DATA FOR PROCESSING

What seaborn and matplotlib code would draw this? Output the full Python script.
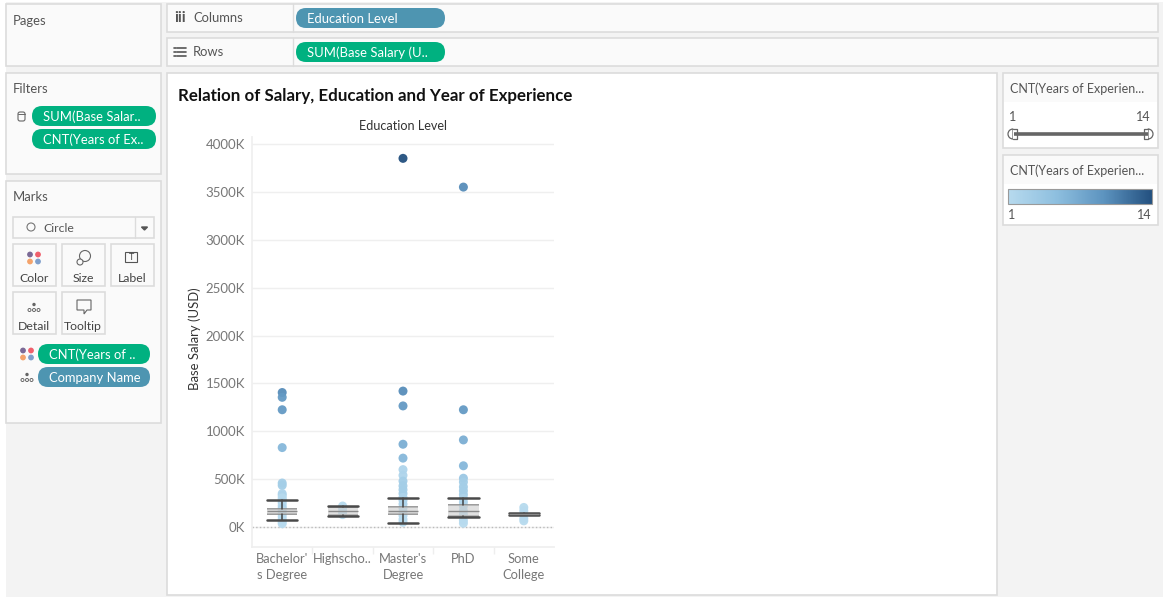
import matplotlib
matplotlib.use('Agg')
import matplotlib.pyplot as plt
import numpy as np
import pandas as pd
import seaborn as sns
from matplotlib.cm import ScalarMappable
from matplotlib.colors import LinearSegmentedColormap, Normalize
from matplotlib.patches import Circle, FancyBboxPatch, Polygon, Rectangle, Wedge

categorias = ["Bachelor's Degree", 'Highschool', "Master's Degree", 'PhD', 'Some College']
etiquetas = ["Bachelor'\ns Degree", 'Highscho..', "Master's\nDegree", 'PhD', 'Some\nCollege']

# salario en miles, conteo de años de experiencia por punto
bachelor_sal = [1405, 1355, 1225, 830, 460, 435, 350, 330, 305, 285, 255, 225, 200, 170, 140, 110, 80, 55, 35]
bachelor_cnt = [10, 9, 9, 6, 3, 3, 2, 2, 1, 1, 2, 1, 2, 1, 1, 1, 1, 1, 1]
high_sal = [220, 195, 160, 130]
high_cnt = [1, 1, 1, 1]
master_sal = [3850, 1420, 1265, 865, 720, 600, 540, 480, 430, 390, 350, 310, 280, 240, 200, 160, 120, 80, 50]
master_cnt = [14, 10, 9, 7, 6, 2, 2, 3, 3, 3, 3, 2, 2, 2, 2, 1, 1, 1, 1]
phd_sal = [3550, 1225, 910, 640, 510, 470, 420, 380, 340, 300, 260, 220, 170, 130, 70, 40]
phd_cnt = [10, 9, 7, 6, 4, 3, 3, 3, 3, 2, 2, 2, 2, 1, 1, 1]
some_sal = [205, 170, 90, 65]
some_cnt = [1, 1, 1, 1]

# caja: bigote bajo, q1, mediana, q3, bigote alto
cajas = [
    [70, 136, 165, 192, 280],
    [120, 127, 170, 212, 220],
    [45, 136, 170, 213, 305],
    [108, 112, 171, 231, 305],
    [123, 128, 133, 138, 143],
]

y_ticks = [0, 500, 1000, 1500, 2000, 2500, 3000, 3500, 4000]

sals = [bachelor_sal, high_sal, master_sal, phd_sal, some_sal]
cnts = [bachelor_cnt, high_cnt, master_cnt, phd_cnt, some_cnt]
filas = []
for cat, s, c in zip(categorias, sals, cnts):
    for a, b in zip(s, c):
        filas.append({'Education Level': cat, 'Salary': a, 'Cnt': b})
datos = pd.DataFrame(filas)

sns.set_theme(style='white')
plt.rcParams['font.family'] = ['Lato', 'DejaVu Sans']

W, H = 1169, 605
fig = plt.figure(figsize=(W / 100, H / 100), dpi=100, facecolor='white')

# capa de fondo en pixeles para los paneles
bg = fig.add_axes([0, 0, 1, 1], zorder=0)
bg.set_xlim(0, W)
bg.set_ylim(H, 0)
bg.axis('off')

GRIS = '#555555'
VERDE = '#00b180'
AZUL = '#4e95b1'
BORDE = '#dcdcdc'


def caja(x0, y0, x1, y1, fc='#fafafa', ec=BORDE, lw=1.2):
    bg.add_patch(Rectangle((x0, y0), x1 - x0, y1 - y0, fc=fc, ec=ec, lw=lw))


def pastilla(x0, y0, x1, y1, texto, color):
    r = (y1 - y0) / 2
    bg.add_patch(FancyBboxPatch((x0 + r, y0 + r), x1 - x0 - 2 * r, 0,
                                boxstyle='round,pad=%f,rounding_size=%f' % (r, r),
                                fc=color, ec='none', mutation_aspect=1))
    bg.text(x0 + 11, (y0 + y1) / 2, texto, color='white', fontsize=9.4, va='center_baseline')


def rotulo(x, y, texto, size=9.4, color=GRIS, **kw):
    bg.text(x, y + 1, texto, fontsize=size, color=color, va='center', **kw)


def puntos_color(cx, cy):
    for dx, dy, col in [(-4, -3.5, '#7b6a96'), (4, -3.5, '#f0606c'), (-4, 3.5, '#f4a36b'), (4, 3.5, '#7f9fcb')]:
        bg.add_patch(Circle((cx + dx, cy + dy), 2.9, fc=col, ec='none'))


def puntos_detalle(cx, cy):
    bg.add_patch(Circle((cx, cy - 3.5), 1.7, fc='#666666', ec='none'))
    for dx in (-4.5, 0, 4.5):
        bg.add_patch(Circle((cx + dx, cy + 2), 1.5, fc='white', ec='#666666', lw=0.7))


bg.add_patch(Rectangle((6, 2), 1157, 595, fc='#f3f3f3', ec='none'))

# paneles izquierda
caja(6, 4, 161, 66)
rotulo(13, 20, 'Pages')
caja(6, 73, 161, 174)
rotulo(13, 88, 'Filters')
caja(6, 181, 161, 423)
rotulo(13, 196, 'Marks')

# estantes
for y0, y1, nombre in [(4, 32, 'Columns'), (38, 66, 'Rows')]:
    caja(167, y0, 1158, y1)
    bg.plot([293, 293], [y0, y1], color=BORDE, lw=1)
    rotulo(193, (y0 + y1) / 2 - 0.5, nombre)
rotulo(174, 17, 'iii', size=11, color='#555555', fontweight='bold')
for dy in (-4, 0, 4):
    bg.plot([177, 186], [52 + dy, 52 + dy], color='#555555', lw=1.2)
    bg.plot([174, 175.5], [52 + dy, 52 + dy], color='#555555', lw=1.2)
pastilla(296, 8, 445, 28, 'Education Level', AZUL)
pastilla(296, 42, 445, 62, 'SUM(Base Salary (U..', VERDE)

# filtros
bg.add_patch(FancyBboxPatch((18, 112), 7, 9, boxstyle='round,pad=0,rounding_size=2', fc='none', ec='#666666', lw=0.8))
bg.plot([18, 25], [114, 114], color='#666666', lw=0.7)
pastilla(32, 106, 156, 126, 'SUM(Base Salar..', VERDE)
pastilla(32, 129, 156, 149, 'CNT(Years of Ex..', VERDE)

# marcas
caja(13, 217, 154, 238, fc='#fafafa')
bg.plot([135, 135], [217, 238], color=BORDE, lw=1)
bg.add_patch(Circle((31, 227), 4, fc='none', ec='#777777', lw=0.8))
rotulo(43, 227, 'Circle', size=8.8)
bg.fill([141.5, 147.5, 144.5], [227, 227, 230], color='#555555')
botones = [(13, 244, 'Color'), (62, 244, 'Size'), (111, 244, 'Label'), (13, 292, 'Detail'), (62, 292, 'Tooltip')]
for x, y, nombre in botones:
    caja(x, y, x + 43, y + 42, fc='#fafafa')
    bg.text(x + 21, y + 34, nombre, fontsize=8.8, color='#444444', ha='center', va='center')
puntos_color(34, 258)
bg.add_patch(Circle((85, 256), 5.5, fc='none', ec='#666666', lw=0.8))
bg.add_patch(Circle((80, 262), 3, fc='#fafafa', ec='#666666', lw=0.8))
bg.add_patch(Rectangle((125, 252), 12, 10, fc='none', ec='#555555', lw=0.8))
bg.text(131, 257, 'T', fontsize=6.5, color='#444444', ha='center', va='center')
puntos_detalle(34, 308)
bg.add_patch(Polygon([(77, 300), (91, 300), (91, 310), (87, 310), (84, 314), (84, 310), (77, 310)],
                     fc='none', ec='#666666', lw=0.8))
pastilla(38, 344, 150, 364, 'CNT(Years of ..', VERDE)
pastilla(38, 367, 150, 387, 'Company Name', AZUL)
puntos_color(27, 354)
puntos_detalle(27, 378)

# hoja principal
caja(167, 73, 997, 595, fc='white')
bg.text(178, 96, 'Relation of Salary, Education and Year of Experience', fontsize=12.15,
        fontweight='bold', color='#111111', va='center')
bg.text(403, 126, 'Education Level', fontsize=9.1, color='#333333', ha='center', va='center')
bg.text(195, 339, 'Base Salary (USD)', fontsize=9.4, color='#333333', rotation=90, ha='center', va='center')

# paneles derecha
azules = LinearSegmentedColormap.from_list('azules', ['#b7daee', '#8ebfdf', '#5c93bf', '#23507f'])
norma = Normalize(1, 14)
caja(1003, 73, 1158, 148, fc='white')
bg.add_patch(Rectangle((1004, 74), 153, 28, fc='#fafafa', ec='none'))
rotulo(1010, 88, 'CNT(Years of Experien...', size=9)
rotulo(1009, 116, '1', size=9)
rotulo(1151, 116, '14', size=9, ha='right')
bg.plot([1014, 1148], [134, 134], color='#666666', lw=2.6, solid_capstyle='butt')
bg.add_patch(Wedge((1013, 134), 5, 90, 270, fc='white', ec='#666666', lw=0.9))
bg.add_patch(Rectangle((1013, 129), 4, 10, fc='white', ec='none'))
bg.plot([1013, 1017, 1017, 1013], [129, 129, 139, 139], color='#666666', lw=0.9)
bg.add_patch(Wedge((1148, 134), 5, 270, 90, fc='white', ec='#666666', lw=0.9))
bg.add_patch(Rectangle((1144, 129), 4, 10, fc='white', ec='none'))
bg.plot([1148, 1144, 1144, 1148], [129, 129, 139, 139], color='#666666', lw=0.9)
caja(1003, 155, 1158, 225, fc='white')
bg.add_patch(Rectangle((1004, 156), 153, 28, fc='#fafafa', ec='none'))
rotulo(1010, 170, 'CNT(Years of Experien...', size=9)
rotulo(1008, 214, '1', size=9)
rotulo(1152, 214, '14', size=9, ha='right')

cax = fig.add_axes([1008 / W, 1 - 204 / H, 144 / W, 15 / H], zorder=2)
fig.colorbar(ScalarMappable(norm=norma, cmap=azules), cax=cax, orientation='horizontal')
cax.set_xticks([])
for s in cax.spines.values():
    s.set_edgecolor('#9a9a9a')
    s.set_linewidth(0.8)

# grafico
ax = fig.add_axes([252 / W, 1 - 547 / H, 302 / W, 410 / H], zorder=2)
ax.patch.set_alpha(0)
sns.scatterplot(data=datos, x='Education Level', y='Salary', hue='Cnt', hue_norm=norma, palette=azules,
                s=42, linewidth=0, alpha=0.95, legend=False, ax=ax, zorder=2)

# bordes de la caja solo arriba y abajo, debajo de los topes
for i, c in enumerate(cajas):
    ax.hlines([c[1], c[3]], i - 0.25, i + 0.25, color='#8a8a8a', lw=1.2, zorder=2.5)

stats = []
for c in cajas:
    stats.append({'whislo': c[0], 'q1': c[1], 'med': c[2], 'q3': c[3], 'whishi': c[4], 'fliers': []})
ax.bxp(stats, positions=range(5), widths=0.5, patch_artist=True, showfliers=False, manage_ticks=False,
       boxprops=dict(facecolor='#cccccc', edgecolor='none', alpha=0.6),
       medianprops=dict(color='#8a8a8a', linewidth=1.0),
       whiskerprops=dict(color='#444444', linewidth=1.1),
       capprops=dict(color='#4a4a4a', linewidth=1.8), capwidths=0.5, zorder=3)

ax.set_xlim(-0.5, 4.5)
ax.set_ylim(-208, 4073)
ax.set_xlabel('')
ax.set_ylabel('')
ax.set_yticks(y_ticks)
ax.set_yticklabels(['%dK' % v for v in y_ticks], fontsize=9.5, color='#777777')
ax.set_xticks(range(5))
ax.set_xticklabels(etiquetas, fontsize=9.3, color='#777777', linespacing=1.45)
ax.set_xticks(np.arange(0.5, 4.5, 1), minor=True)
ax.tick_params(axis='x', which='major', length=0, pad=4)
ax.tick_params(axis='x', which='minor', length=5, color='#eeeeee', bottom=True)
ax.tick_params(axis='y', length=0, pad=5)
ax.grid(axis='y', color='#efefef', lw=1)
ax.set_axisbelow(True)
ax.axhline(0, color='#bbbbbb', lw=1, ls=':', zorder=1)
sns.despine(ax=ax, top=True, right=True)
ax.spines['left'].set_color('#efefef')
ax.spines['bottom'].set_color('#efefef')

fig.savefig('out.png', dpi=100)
...
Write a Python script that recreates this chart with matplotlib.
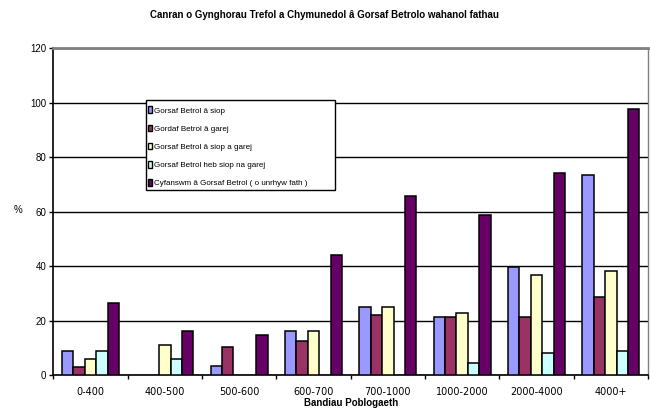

TASK DESCRIPTION
Your task is to retype exactly the lines from the one containing "What seaborn and" through the one containing "some_cnt = [1, 1, 1, 1]", leaving every picture out.

ANSWER
What seaborn and matplotlib code would draw this? Output the full Python script.
import matplotlib
matplotlib.use('Agg')
import matplotlib.pyplot as plt
import numpy as np
import pandas as pd
import seaborn as sns
from matplotlib.cm import ScalarMappable
from matplotlib.colors import LinearSegmentedColormap, Normalize
from matplotlib.patches import Circle, FancyBboxPatch, Polygon, Rectangle, Wedge

categorias = ["Bachelor's Degree", 'Highschool', "Master's Degree", 'PhD', 'Some College']
etiquetas = ["Bachelor'\ns Degree", 'Highscho..', "Master's\nDegree", 'PhD', 'Some\nCollege']

# salario en miles, conteo de años de experiencia por punto
bachelor_sal = [1405, 1355, 1225, 830, 460, 435, 350, 330, 305, 285, 255, 225, 200, 170, 140, 110, 80, 55, 35]
bachelor_cnt = [10, 9, 9, 6, 3, 3, 2, 2, 1, 1, 2, 1, 2, 1, 1, 1, 1, 1, 1]
high_sal = [220, 195, 160, 130]
high_cnt = [1, 1, 1, 1]
master_sal = [3850, 1420, 1265, 865, 720, 600, 540, 480, 430, 390, 350, 310, 280, 240, 200, 160, 120, 80, 50]
master_cnt = [14, 10, 9, 7, 6, 2, 2, 3, 3, 3, 3, 2, 2, 2, 2, 1, 1, 1, 1]
phd_sal = [3550, 1225, 910, 640, 510, 470, 420, 380, 340, 300, 260, 220, 170, 130, 70, 40]
phd_cnt = [10, 9, 7, 6, 4, 3, 3, 3, 3, 2, 2, 2, 2, 1, 1, 1]
some_sal = [205, 170, 90, 65]
some_cnt = [1, 1, 1, 1]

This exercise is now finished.